Bien cerca, en el mismo barrio de la margen derecha, se emplaza la iglesia. Aparte de su campanario, cuenta con un par de cipreses como reclamos, plantados junto a su cabecera. Sus frondas, oscuras y espesas, se elevan espirituales hacia el cielo, agregando un acusado misticismo. Vemos un templo modesto, construido sobre una pronunciada cuesta. Esos solares tan inclinados forzaron a que el presbiterio adquiriera formas externas gallardas y potentes, menguando la altura de la espadaña. La única puerta en uso se abre en la fachada septentrional, al resguardo de un pequeño pórtico. A través de ella debemos descender varios escalones. Ya dentro, advertimos que el recinto consta de una nave central a la que se agrega otra menor en el costado del evangelio. Las techumbres son sencillas de madera y sus muros aparecen enjalbegados, todo limpio y mantenido con desvelo. El arco triunfal, de medio punto, con sus recias dovelas a la vista, posee un acusado protagonismo. Tras él la capilla mayor está presidida por un retablo neoclásico, sobrio, dotado de cuatro columnas jaspeadas. Desde su ático bendice una escultura de San Vicente mártir, titular de la parroquia y patrono del pueblo, al que debió de dar su nombre. Más valioso y antiguo es un altarcillo secundario de líneas renacentistas, tallado con primor, con San Sebastián en su centro. En la nave lateral mencionada hallamos otro retablo más, barroco en este caso, enriquecido con sarmientos sinuosos, provistos de pámpanos y gruesos racimos, que trepan por las consabidas columnas salomónicas. En su único nicho se expone una segunda figura de San Vicente, más venerada que la del altar mayor. Queda constancia de que en tiempos pasados esta imagen tuvo una ermita propia pero, al derrumbarse a finales del siglo XVII, la trasladaron a la parroquia.

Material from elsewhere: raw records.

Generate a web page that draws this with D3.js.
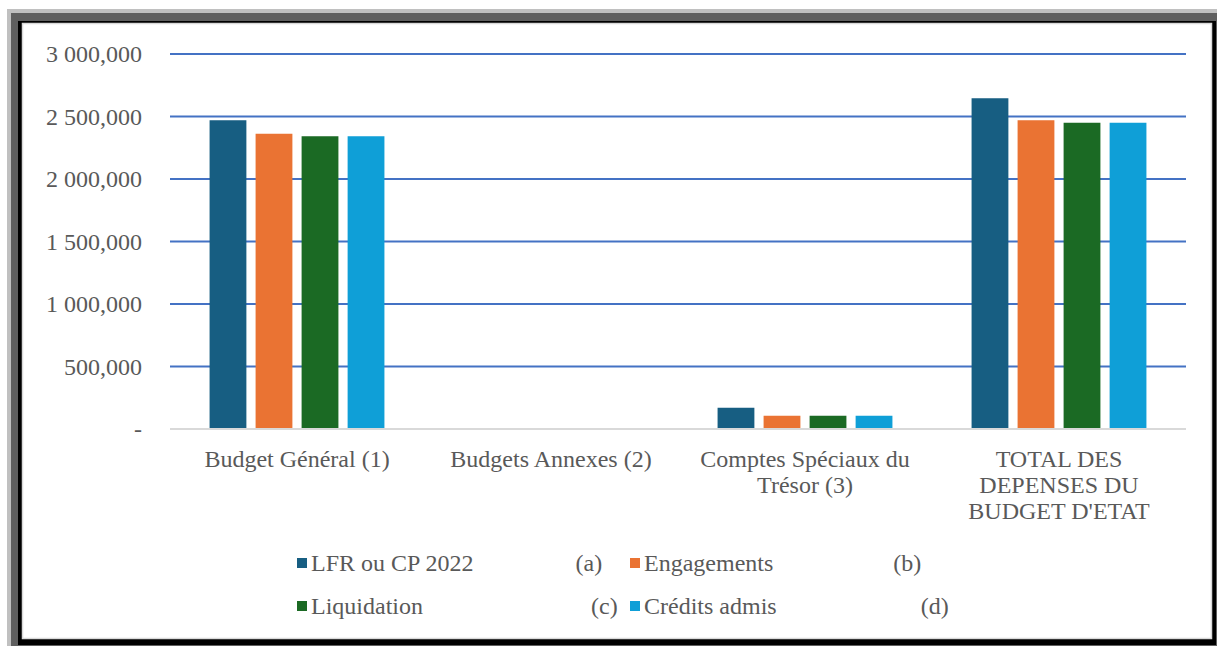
<!DOCTYPE html>
<html>
<head>
<meta charset="utf-8">
<script src="https://cdn.jsdelivr.net/npm/d3@7"></script>
<style>
  html, body { margin: 0; padding: 0; background: #fff; }
  svg { display: block; }
  svg text { font-family: "Times New Roman", "Liberation Serif", Tinos, serif; fill: #595959; }
  .legend text { white-space: pre; }
</style>
</head>
<body>
<div id="chart"></div>
<script>
// Dépenses du budget de l'Etat 2022 — grouped bars, 4 series per category.

const categories = [
  ["Budget Général (1)"],
  ["Budgets Annexes (2)"],
  ["Comptes Spéciaux du", "Trésor (3)"],
  ["TOTAL DES", "DEPENSES DU", "BUDGET D'ETAT"],
];

const seriesNames = ["LFR ou CP 2022", "Engagements", "Liquidation", "Crédits admis"];
// Excel legend labels carried padding spaces before the column letter.
const legendLabels = [
  "LFR ou CP 2022" + " ".repeat(17) + "(a)",
  "Engagements" + " ".repeat(20) + "(b)",
  "Liquidation" + " ".repeat(28) + "(c)",
  "Crédits admis" + " ".repeat(24) + "(d)",
];
const seriesColors = ["#175e82", "#ea7333", "#1b6a24", "#0f9fd7"];

// values per category, in series order
const lfr = [2470000, 6000, 170000, 2646000];
const engagements = [2362000, 4000, 106000, 2470000];
const liquidation = [2342000, 4000, 106000, 2450000];
const creditsAdmis = [2342000, 4000, 106000, 2450000];
const seriesValues = [lfr, engagements, liquidation, creditsAdmis];

const yTicks = [0, 500000, 1000000, 1500000, 2000000, 2500000, 3000000];
const yTickLabels = ["-", "500,000", "1 000,000", "1 500,000", "2 000,000", "2 500,000", "3 000,000"];

const W = 1217, H = 646;
const FONT = 24;
const FAMILY = '"Times New Roman", "Liberation Serif", serif';

const svg = d3.select("#chart").append("svg")
  .attr("width", W).attr("height", H)
  .attr("font-family", FAMILY);

// Frame: light/dark gray bevel, black shadow, white plot panel.
svg.append("rect").attr("x", 7).attr("y", 9).attr("width", W - 7).attr("height", H - 9).attr("fill", "#c0c0c0");
svg.append("rect").attr("x", 11).attr("y", 13).attr("width", W - 11).attr("height", H - 13).attr("fill", "#5f5f5f");
svg.append("rect").attr("x", 18).attr("y", 21).attr("width", 1198).attr("height", 624).attr("fill", "#000");
svg.append("rect").attr("x", 22.5).attr("y", 23.5).attr("width", 1189).attr("height", 615)
  .attr("fill", "#fff").attr("stroke", "#d9d9d9").attr("stroke-width", 1.5);

const plot = { left: 170, right: 1186, top: 54, bottom: 429 };

const x0 = d3.scaleBand()
  .domain(d3.range(categories.length))
  .range([plot.left, plot.right]);

const x1 = d3.scaleBand()
  .domain(d3.range(seriesNames.length))
  .range([0, x0.bandwidth()])
  .paddingInner(0.2)
  .paddingOuter(0.86);

const y = d3.scaleLinear()
  .domain([0, 3000000])
  .range([plot.bottom, plot.top]);

// gridlines
svg.append("g")
  .selectAll("line")
  .data(yTicks.filter(v => v > 0))
  .join("line")
  .attr("x1", plot.left).attr("x2", plot.right)
  .attr("y1", d => y(d)).attr("y2", d => y(d))
  .attr("stroke", "#4472c4").attr("stroke-width", 2);

// y tick labels
svg.append("g")
  .selectAll("text")
  .data(yTicks)
  .join("text")
  .attr("x", 142)
  .attr("y", d => y(d))
  .attr("dy", "0.35em")
  .attr("text-anchor", "end")
  .attr("font-family", FAMILY)
  .style("font-size", FONT + "px")
  .text((d, i) => yTickLabels[i]);

// bars
const groups = svg.append("g")
  .selectAll("g")
  .data(categories.map((c, i) => i))
  .join("g")
  .attr("transform", i => `translate(${x0(i)},0)`);

groups.selectAll("rect")
  .data(ci => seriesValues.map((vals, si) => ({ si, v: vals[ci] })))
  .join("rect")
  .attr("x", d => x1(d.si))
  .attr("width", x1.bandwidth())
  .attr("y", d => y(d.v))
  .attr("height", d => y(0) - y(d.v))
  .attr("fill", d => seriesColors[d.si]);

// baseline
svg.append("line")
  .attr("x1", plot.left).attr("x2", plot.right)
  .attr("y1", y(0)).attr("y2", y(0))
  .attr("stroke", "#d9d9d9").attr("stroke-width", 2);

// category labels
const catLabels = svg.append("g")
  .selectAll("text")
  .data(categories)
  .join("text")
  .attr("text-anchor", "middle")
  .attr("font-family", FAMILY)
  .style("font-size", FONT + "px")
  .attr("transform", (d, i) => `translate(${x0(i) + x0.bandwidth() / 2},467)`);

catLabels.selectAll("tspan")
  .data(d => d)
  .join("tspan")
  .attr("x", 0)
  .attr("y", (d, i) => i * 26)
  .text(d => d);

// legend, 2 x 2
const legend = svg.append("g").attr("class", "legend");
const legendCols = [297, 630];
const legendRows = [563, 606];

const items = legend.selectAll("g")
  .data(seriesNames.map((n, i) => i))
  .join("g")
  .attr("transform", i => `translate(${legendCols[i % 2]},${legendRows[Math.floor(i / 2)]})`);

items.append("rect")
  .attr("x", 0).attr("y", -5)
  .attr("width", 10).attr("height", 10)
  .attr("fill", i => seriesColors[i]);

items.append("text")
  .attr("x", 14)
  .attr("dy", "0.35em")
  .attr("font-family", FAMILY)
  .style("font-size", FONT + "px")
  .text(i => legendLabels[i]);
</script>
</body>
</html>
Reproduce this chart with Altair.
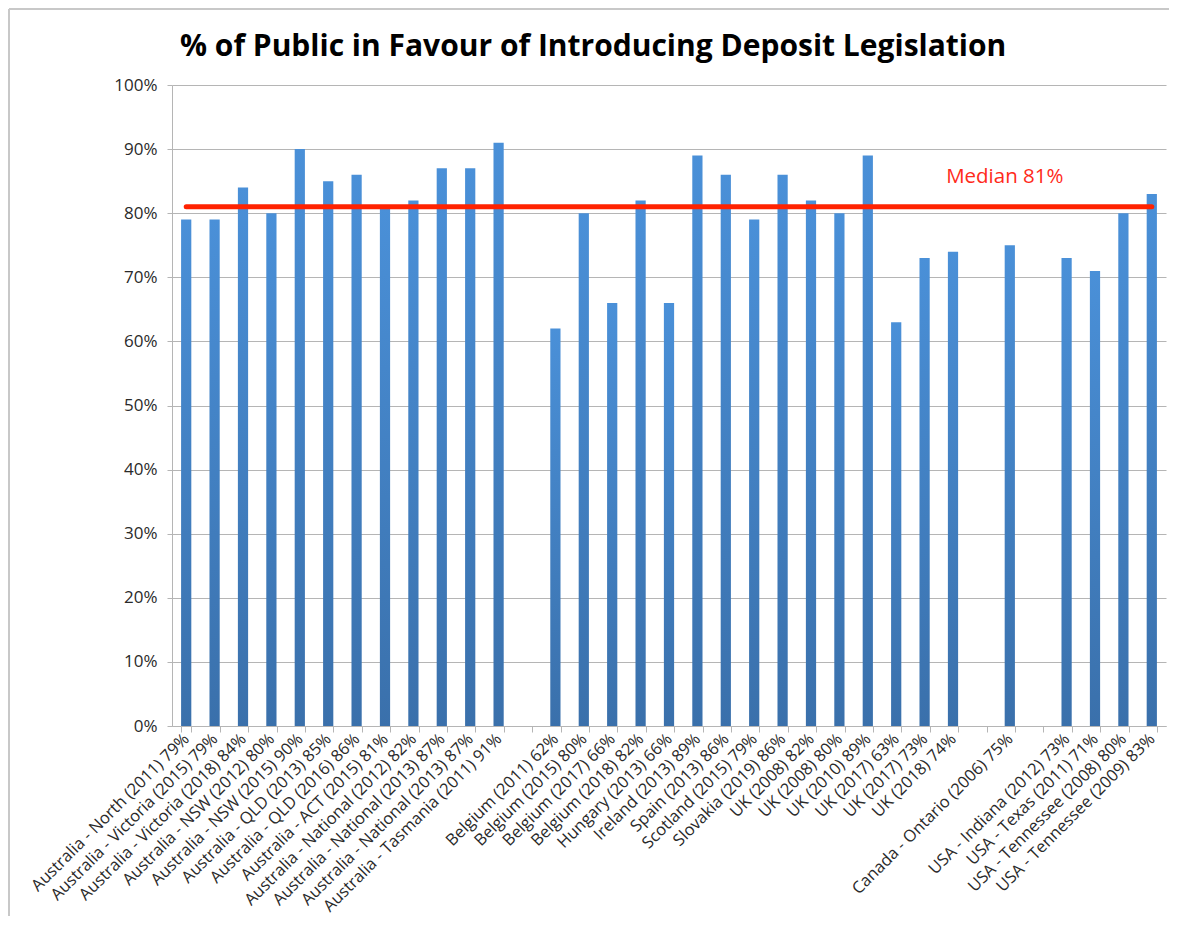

Se conserva y guarda aquí una reliquia de ese bienaventurado diácono, natural de Huesca. Afirman que es un hueso de su cabeza, cuya autenticidad no está oficialmente reconocida. Se ignora cómo pudo llegar hasta estos rincones, bien lejos de Valencia, ciudad donde murió en el año 304, víctima de las persecuciones de Diocleciano.. Queda constancia documental que ya se le daba culto en el 1607. Todavía celebran con entusiasmo su fiesta cada 22 de enero, a pesar de que no se congregan las multitudes de antaño. Lo invocan como protector frente a las enfermedades de la rabia y la viruela. Por ello acuden con panes a misa para que el sacerdote los bendiga. Después se los dan de comer a los animales domésticos, con la creencia de que quedan protegidos frente a las terribles dolencias antes citadas.

A las afueras de la localidad, saliendo por la ya conocida pista que empalma con la calle Mayor, en una zona solitaria y elevada, vemos una vieja cruz de madera, decrépita pero aún firme. Modernamente, han colocado junto a ella otros tres signos cristianos; éstos cincelados en piedra, por lo que en principio han de ser más duraderos. Forman así un emotivo calvario.

Aunque la mayoría de las viviendas actuales son de nueva construcción y de excelente calidad, todavía se conservan casas antiguas que muestran los caracteres tradicionales. Sus muros se alzaron con una áspera mampostería, aligerados en ciertos casos con balcones provistos de antepechos de tablas. A su vez, en las techumbres combinaron tejas con losas de pizarra, éstas reservadas fundamentalmente para los aleros.